DENİZLİSPOR, ligin en fazla gol yiyen ve en az gol atan takımlar sıralamasında ilk üçe giriyor.
Ve böyle bir takım ilk yarı G.Saray karşısında dört tane net gol pozisyonuna giriyor. İkinci yarıda girdiği ilk pozisyonu gol yapıyor. Kalesinde net gol pozisyonu yaşamıyor. Ceza alanı dışından atılan bir şut, gol oluyor. Ve maçın geneli nasıl oynanıyor biliyor musunuz? Karşıdan veya hafif yandan G.Saraylılar topu ortalıyorlar. Denizli kalecisi de çıkıyor, bunları teker teker topluyor.

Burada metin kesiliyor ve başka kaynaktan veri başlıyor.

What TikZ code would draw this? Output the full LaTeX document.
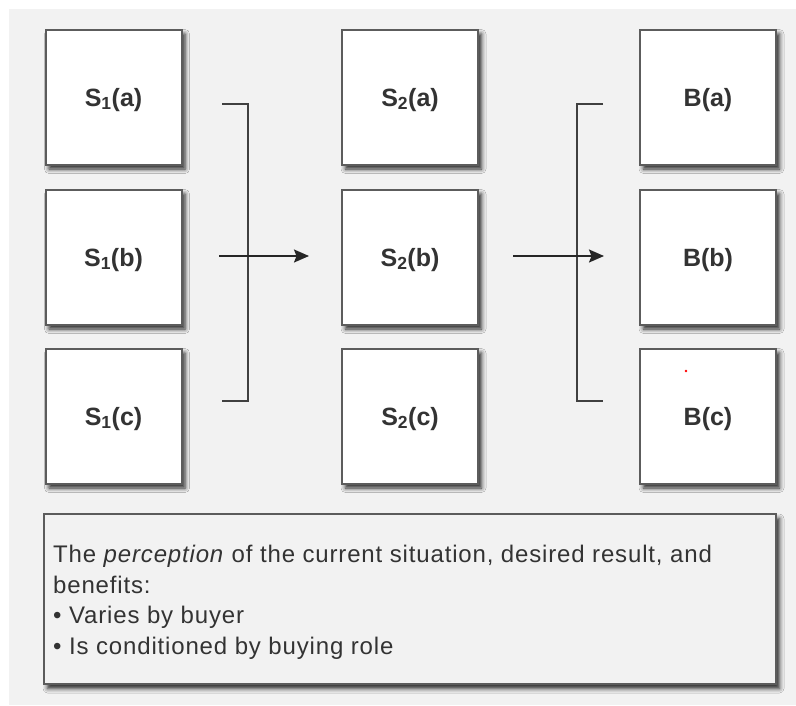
\documentclass[tikz,border=0pt]{standalone}
\usepackage{fontspec}
\setmainfont{Liberation Sans}
\usetikzlibrary{shadows.blur,arrows.meta}
\definecolor{panel}{HTML}{F2F2F2}
\definecolor{edge}{HTML}{5C5C5C}
\definecolor{txt}{HTML}{333333}
\definecolor{linec}{HTML}{404040}
\tikzset{
  box/.style={draw=edge, line width=2pt, fill=white, minimum width=136pt, minimum height=135pt,
    inner sep=0pt, text depth=0pt, font=\bfseries\fontsize{25}{28}\selectfont, text=txt,
    blur shadow={shadow xshift=3.5pt, shadow yshift=-4.5pt, shadow blur radius=4.5pt, shadow opacity=85}},
  notebox/.style={draw=edge, line width=2pt, fill=panel,
    blur shadow={shadow xshift=3.5pt, shadow yshift=-4.5pt, shadow blur radius=4.5pt, shadow opacity=85}},
  brk/.style={draw=linec, line width=1.8pt},
  flow/.style={draw=black!85, line width=1.8pt, -{Stealth[length=15pt,width=13pt,inset=2.5pt]}},
}
\begin{document}
\begin{tikzpicture}[x=1pt,y=-1pt]
\useasboundingbox (0,0) rectangle (796,705);
\fill[white] (0,0) rectangle (796,705);
\fill[panel] (9,9) rectangle (796,705);
% column 1
\node[box] (s1a) at (113.5,97) {S\textsubscript{1}(a)};
\node[box] (s1b) at (113.5,257) {S\textsubscript{1}(b)};
\node[box] (s1c) at (113.5,416) {S\textsubscript{1}(c)};
% column 2
\node[box] (s2a) at (410,97) {S\textsubscript{2}(a)};
\node[box] (s2b) at (410,257) {S\textsubscript{2}(b)};
\node[box] (s2c) at (410,416) {S\textsubscript{2}(c)};
% column 3
\node[box] (ba) at (708,97) {B(a)};
\node[box] (bb) at (708,257) {B(b)};
\node[box] (bc) at (708,416) {B(c)};
% bracket 1
\coordinate (b1t) at (222,104);
\coordinate (b1b) at (222,401);
\coordinate (a1s) at (219,256);
\coordinate (a1e) at (309,256);
\draw[brk] (b1t) -- (248,104) -- (248,401) -- (b1b);
\draw[flow] (a1s) -- (a1e);
% bracket 2
\coordinate (b2t) at (603,104);
\coordinate (b2b) at (603,401);
\coordinate (a2s) at (513,256);
\coordinate (a2e) at (604,256);
\draw[brk] (b2t) -- (577,104) -- (577,401) -- (b2b);
\draw[flow] (a2s) -- (a2e);
% note box
\node[notebox, minimum width=732pt, minimum height=170pt, anchor=north west, inner sep=0pt] (note) at (43,513) {};
\node[anchor=north west, align=left, inner sep=0pt, text=txt,
  font=\fontsize{24}{30.5}\selectfont\addfontfeatures{LetterSpace=3.5}] (desc) at (53,545)
  {The \textit{perception} of the current situation, desired result, and\\
   benefits:\\
   \textbullet\ Varies by buyer\\
   \textbullet\ Is conditioned by buying role};
\fill[red] (686,371) circle (1.3);
\end{tikzpicture}
\end{document}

Denizli kaptanı Yusuf’un sakatlanıp çıkması bu dakikadan sonra Denizli’nin top yapmasını engelledi. O, oyuna devam etse, G.Saray için daha zor olacaktı. Ama ilerleyen dakikalarda da değişen fazla bir şey olmadı. G.Saray takımı aut çizgisine inip bir tane orta atmadı. Bu yüzden Denizli savunmasının dengesi hiç bozulmadı. Böyle olunca da poziyon hatasını az yaptılar. Hep karşıdan gelen rakip ve top bir defans için bulunmaz bir nimettir.

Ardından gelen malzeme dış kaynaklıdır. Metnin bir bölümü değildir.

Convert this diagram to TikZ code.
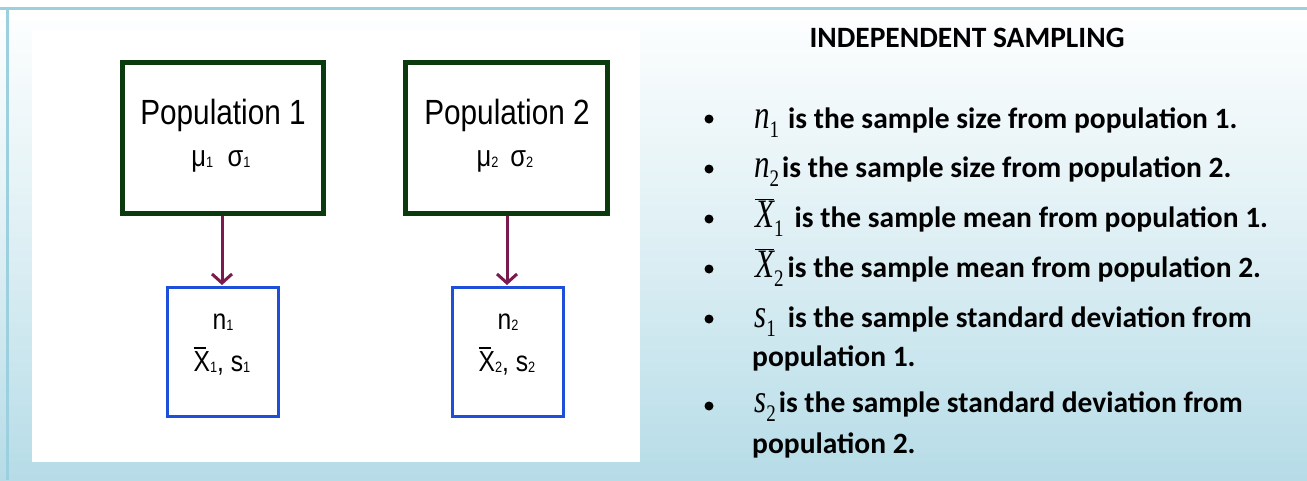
\documentclass[tikz,border=0pt]{standalone}
\usepackage{fontspec}
\setmainfont{Liberation Sans}
\newfontfamily\calfont{Carlito}
\newfontfamily\tmsfont{Liberation Serif}
\usetikzlibrary{arrows.meta}
\definecolor{bgblue}{HTML}{B6DCE7}
\definecolor{edgeblue}{HTML}{9CD0DE}
\definecolor{popgreen}{HTML}{0B3A0E}
\definecolor{arrowred}{HTML}{7B1A4F}
\definecolor{sampblue}{HTML}{1E4FD8}
\newcommand{\fs}[1]{\fontsize{#1}{#1}\selectfont}
\newcommand{\hs}[1]{\scalebox{0.85}[1]{#1}}
\newcommand{\ssub}[1]{\raisebox{-1pt}{\fs{15}#1}}
\newcommand{\msub}[1]{\raisebox{-9pt}{\scalebox{1}[1.25]{\tmsfont\mdseries\upshape\fs{19}#1}}}
\newcommand{\mvar}[1]{\scalebox{1}[1.3]{\tmsfont\mdseries\itshape\fs{31}#1}}
\newcommand{\mbar}[1]{\ensuremath{\overline{\mbox{\mvar{#1}}}}}
\begin{document}
\begin{tikzpicture}[x=1pt,y=-1pt,
  popbox/.style={draw=popgreen,line width=5pt,fill=white},
  sampbox/.style={draw=sampblue,line width=3pt,fill=white},
  link/.style={draw=arrowred,line width=3pt,-{Straight Barb[length=9pt,width=20pt,line width=3pt]}},
  bodytext/.style={anchor=base west,inner sep=0pt,font=\calfont\bfseries\fs{29.5}},
  bul/.style={circle,fill=black,inner sep=0pt,minimum size=9pt}]
\useasboundingbox (0,0) rectangle (1307,480);
\shade[top color=white,bottom color=bgblue,middle color=white!55!bgblue] (0,0) rectangle (1307,480);
\fill[white] (0,0) rectangle (1307,20);
\fill[edgeblue] (0,7) rectangle (1307,10);
\fill[edgeblue] (6,7) rectangle (9,480);
\fill[white] (32,30) rectangle (640,462);
% population boxes
\draw[popbox] (122,62) rectangle (323,213);
\draw[popbox] (405,62) rectangle (607,213);
\coordinate (p1b) at (222,215.5);
\coordinate (p2b) at (507,215.5);
\node (p1t) at (223,115) {\hs{\fs{35}Population 1}};
\node (p1m) at (221,161) {\hs{\fs{30}μ\ssub{1}\hspace{17pt}σ\ssub{1}}};
\node (p2t) at (507,115) {\hs{\fs{35}Population 2}};
\node (p2m) at (505,161) {\hs{\fs{30}μ\ssub{2}\hspace{14pt}σ\ssub{2}}};
% sample boxes
\draw[sampbox] (167,287) rectangle (278,416);
\draw[sampbox] (452,287) rectangle (563,416);
\coordinate (s1t) at (222,285);
\coordinate (s2t) at (507,285);
\node (s1n) at (223,322) {\hs{\fs{29}n\ssub{1}}};
\node (s1x) at (222,361) {\hs{\fs{29}\rlap{\raisebox{22pt}{\rule{14pt}{1.7pt}}}X\ssub{1}, s\ssub{1}}};
\node (s2n) at (508,322) {\hs{\fs{29}n\ssub{2}}};
\node (s2x) at (507,361) {\hs{\fs{29}\rlap{\raisebox{22pt}{\rule{14pt}{1.7pt}}}X\ssub{2}, s\ssub{2}}};
% arrows
\draw[link] (p1b) -- (s1t);
\draw[link] (p2b) -- (s2t);
% right text
\node[anchor=center,inner sep=0pt,font=\calfont\bfseries\fs{29.5}] (title) at (967,38) {INDEPENDENT SAMPLING};
\node[bul] (b1) at (709,119) {};
\node[bul] (b2) at (709,169) {};
\node[bul] (b3) at (709,219) {};
\node[bul] (b4) at (709,269) {};
\node[bul] (b5) at (709,319) {};
\node[bul] (b6) at (709,406) {};
\node[bodytext] (t1) at (754,128) {\mvar{n}\msub{1}\hspace{9pt}is the sample size from population 1.};
\node[bodytext] (t2) at (754,177) {\mvar{n}\msub{2}\hspace{3pt}is the sample size from population 2.};
\node[bodytext] (t3) at (755,227) {\mbar{X}\msub{1}\hspace{11pt}is the sample mean from population 1.};
\node[bodytext] (t4) at (755,277) {\mbar{X}\msub{2}\hspace{4pt}is the sample mean from population 2.};
\node[bodytext] (t5) at (754,327) {\mvar{s}\msub{1}\hspace{12pt}is the sample standard deviation from};
\node[bodytext] (t5b) at (752,366) {population 1.};
\node[bodytext] (t6) at (754,412) {\mvar{s}\msub{2}\hspace{3pt}is the sample standard deviation from};
\node[bodytext] (t6b) at (752,453) {population 2.};
\end{tikzpicture}
\end{document}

G.Saray takımında geçen seneki o istek, o hırs, o arzu yok. Teknik direktörle yönetim arasındaki kopukluk sahaya da tesir etmiş. Aynen futbolcular da birbirlerine kopuk kopuk oynuyorlar.
Hakemi bile zorlayamadı
Hasan Şaş hırslı bir oyuncu. Hep en iyisini yapmak istiyor. Böyle olunca geriliyor, kasılıyor, rahat hareket edemiyor. Golü attıktan sonra belki de el kol hareketleri yapacaktı. Ama arkadaşları engellediler.

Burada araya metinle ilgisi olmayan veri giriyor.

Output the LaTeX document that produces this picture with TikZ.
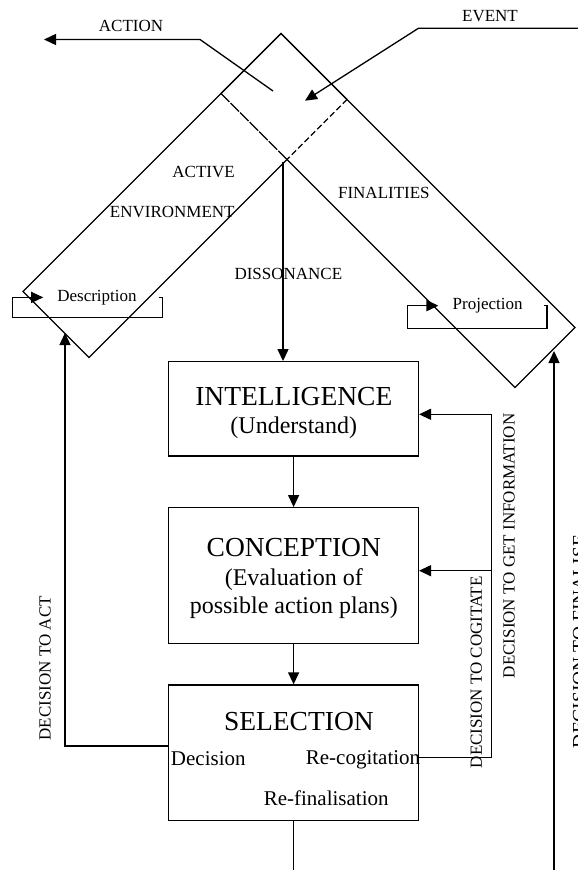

Denizlispor özellikle Yusuf çıktıktan sonra tamamen defansa döndü.
Hakan bu defansın arasında yok oldu. Hava toplarında etkili değildi. Ümit ve Arda hiç yok. Sahada yoktu ama Arda’nın çenesi iyi işliyor. "G.Saray’da iyi kim var?" derseniz, çıkaramıyorum.
Denizlispor’da Güvenç Kurtar bazı şeyleri etkili olarak değiştirmiş. Cesaretli top oynattı. Ama elindeki malzeme bu.
Maçın hakemi büyük hata yapmadı. G.Saray, hakemi bile zorlayamadı. Maçtan çıkarken bazı tecrübeli seyirciler, "Bu G.Saray geleceğin takımına yatırım yapmaya başlasın.Bu eskilerden ne köy olur, ne kasaba diyerek" çıkıyorlardı.